When I wrote a device driver for a custom built device, whenever we wanted data transfer:

  • the userspace would just give a userspace pointer to a buffer to the kernel driver (a normal malloc’d buffer, nothing special about it)
  • The kernel driver would then use get_user_pages to temporarily lock the pages in physical memory
  • Construct a scatter gather list
  • Send that list to the device
  • The device them DMA the data to it’s local memory
  • When done, interrupt occurs and we unlock the pages with page_cache_release

So, I’m having a hard time understanding why a device so advanced as a nvidia gpu card can’t use a similar scheme and why “pre-pinned” memory should be used for DMA.
Can someone enlighten me on what I’m missing ?

Ok, I got the answer about the requirement for pinned memory in another thread.

But I’m still unclear about why a call to enqueueMemWrite using a pinned buffer isn’t immediate.
For 32 Mo, it takes 35 ms without a pinned buffer and 10 ms with a pinned buffer. It’s faster but not quite immediate (and yes, blocking arg is set to FALSE). And the time taken is proportional to the size of the buffer.

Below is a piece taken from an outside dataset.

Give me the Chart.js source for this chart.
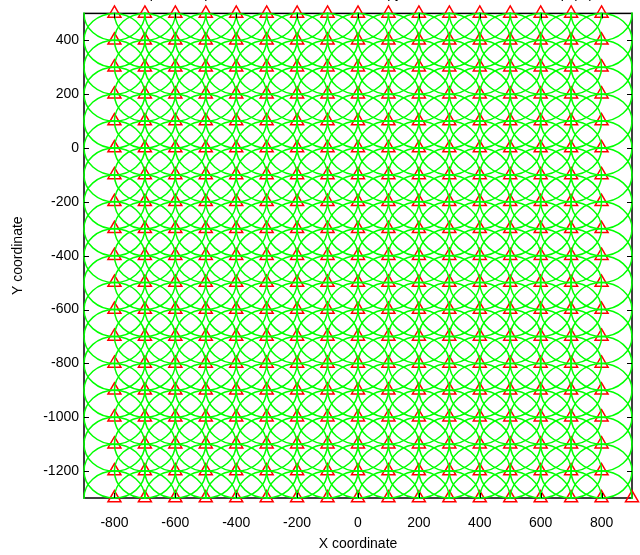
<!DOCTYPE html>
<html>
<head>
<meta charset="utf-8">
<script src="https://cdn.jsdelivr.net/npm/chart.js@4/dist/chart.umd.min.js"></script>
<style>
    body { margin: 0; background: #fff; }
    #wrap { width: 640px; height: 555px; }
</style>
</head>
<body>
<div id="wrap"><canvas id="nodeChart"></canvas></div>
<script>
const nodeX = [-800, -700, -600, -500, -400, -300, -200, -100, 0, 100, 200, 300, 400, 500, 600, 700, 800];
const nodeY = [500, 400, 300, 200, 100, 0, -100, -200, -300, -400, -500, -600, -700, -800, -900, -1000, -1100, -1200, -1300];
const extraNodes = [{ x: 900, y: -1300 }];
const sensingRadius = 100;
const xTicks = [-800, -600, -400, -200, 0, 200, 400, 600, 800];
const yTicks = [400, 200, 0, -200, -400, -600, -800, -1000, -1200];
const titleText = "Sample area placement of nodes in a canopy area with sensor disk map (m)";

const fontFamily = "'Liberation Sans', Arial, sans-serif";

const gridNodes = [];
nodeY.forEach((y) => nodeX.forEach((x) => gridNodes.push({ x, y })));

// circles, box, inward ticks and the clipped title, all placed through the chart scales
const matlabAxes = {
    id: "matlabAxes",
    beforeDatasetsDraw(chart) {
        const { ctx, chartArea: a } = chart;
        ctx.save();
        ctx.strokeStyle = "#000";
        ctx.lineWidth = 1.5;
        ctx.strokeRect(a.left, a.top, a.right - a.left, a.bottom - a.top);
        ctx.restore();
    },
    afterDatasetsDraw(chart) {
        const { ctx, chartArea: a, scales } = chart;
        const xs = scales.x;
        const ys = scales.y;

        ctx.save();
        ctx.beginPath();
        ctx.rect(a.left - 1, a.top - 1, a.right - a.left + 2, a.bottom - a.top + 2);
        ctx.clip();
        ctx.strokeStyle = "#00ff00";
        ctx.lineWidth = 1.5;
        gridNodes.forEach((n) => {
            const cx = xs.getPixelForValue(n.x);
            const cy = ys.getPixelForValue(n.y);
            const rx = Math.abs(xs.getPixelForValue(n.x + sensingRadius) - cx);
            const ry = Math.abs(ys.getPixelForValue(n.y + sensingRadius) - cy);
            ctx.beginPath();
            ctx.ellipse(cx, cy, rx, ry, 0, 0, Math.PI * 2);
            ctx.stroke();
        });
        ctx.restore();

        ctx.save();
        ctx.strokeStyle = "#000";
        ctx.lineWidth = 1;
        const len = 5;
        ctx.beginPath();
        yTicks.forEach((v) => {
            const py = Math.round(ys.getPixelForValue(v)) + 0.5;
            ctx.moveTo(a.left, py);
            ctx.lineTo(a.left + len, py);
            ctx.moveTo(a.right, py);
            ctx.lineTo(a.right - len, py);
        });
        xTicks.forEach((v) => {
            const px = Math.round(xs.getPixelForValue(v)) + 0.5;
            ctx.moveTo(px, a.bottom);
            ctx.lineTo(px, a.bottom - len);
            ctx.moveTo(px, a.top);
            ctx.lineTo(px, a.top + len);
        });
        ctx.stroke();

        ctx.fillStyle = "#000";
        ctx.font = `14px ${fontFamily}`;
        ctx.textAlign = "left";
        ctx.textBaseline = "alphabetic";
        ctx.fillText(titleText, 121, -2);
        ctx.restore();
    },
};

const tickFont = { family: fontFamily, size: 14 };

new Chart(document.getElementById("nodeChart"), {
    type: "scatter",
    data: {
        datasets: [
            {
                label: "nodes",
                data: gridNodes.concat(extraNodes),
                pointStyle: "triangle",
                pointRadius: 7.5,
                pointHoverRadius: 7.5,
                borderColor: "#ff0000",
                backgroundColor: "rgba(0,0,0,0)",
                borderWidth: 1.5,
                clip: 10,
            },
        ],
    },
    options: {
        responsive: true,
        maintainAspectRatio: false,
        animation: false,
        events: [],
        layout: { autoPadding: false, padding: { top: 13, right: 8, left: 0, bottom: 0 } },
        plugins: { legend: { display: false }, tooltip: { enabled: false } },
        scales: {
            x: {
                type: "linear",
                min: -900,
                max: 900,
                grid: { display: false, drawTicks: false },
                border: { display: false },
                afterBuildTicks: (scale) => { scale.ticks = xTicks.map((value) => ({ value })); },
                afterFit: (scale) => { scale.height = 57; },
                ticks: { color: "#000", padding: 17, font: tickFont, callback: (v) => String(v) },
                title: {
                    display: true,
                    text: "X coordinate",
                    color: "#000",
                    padding: { top: 0, bottom: 2 },
                    font: tickFont,
                },
            },
            y: {
                type: "linear",
                min: -1300,
                max: 500,
                grid: { display: false, drawTicks: false },
                border: { display: false },
                afterBuildTicks: (scale) => { scale.ticks = yTicks.map((value) => ({ value })); },
                afterFit: (scale) => { scale.width = 84; },
                ticks: { color: "#000", padding: 5, font: tickFont, callback: (v) => String(v) },
                title: {
                    display: true,
                    text: "Y coordinate",
                    color: "#000",
                    padding: { top: 10, bottom: 0 },
                    font: tickFont,
                },
            },
        },
    },
    plugins: [matlabAxes],
});
</script>
</body>
</html>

Ok, I got the answer about the requirement for pinned memory in another thread.

But I’m still unclear about why a call to enqueueMemWrite using a pinned buffer isn’t immediate.
For 32 Mo, it takes 35 ms without a pinned buffer and 10 ms with a pinned buffer. It’s faster but not quite immediate (and yes, blocking arg is set to FALSE). And the time taken is proportional to the size of the buffer.

Were you able to resolve or figure out why the non-blocking enqueue calls were taking so long?

Also, can you point me to the other forum answer about pinned/non-pinned you referred to?

Thansk.

-Noah

Were you able to resolve or figure out why the non-blocking enqueue calls were taking so long?

Also, can you point me to the other forum answer about pinned/non-pinned you referred to?

Thansk.

-Noah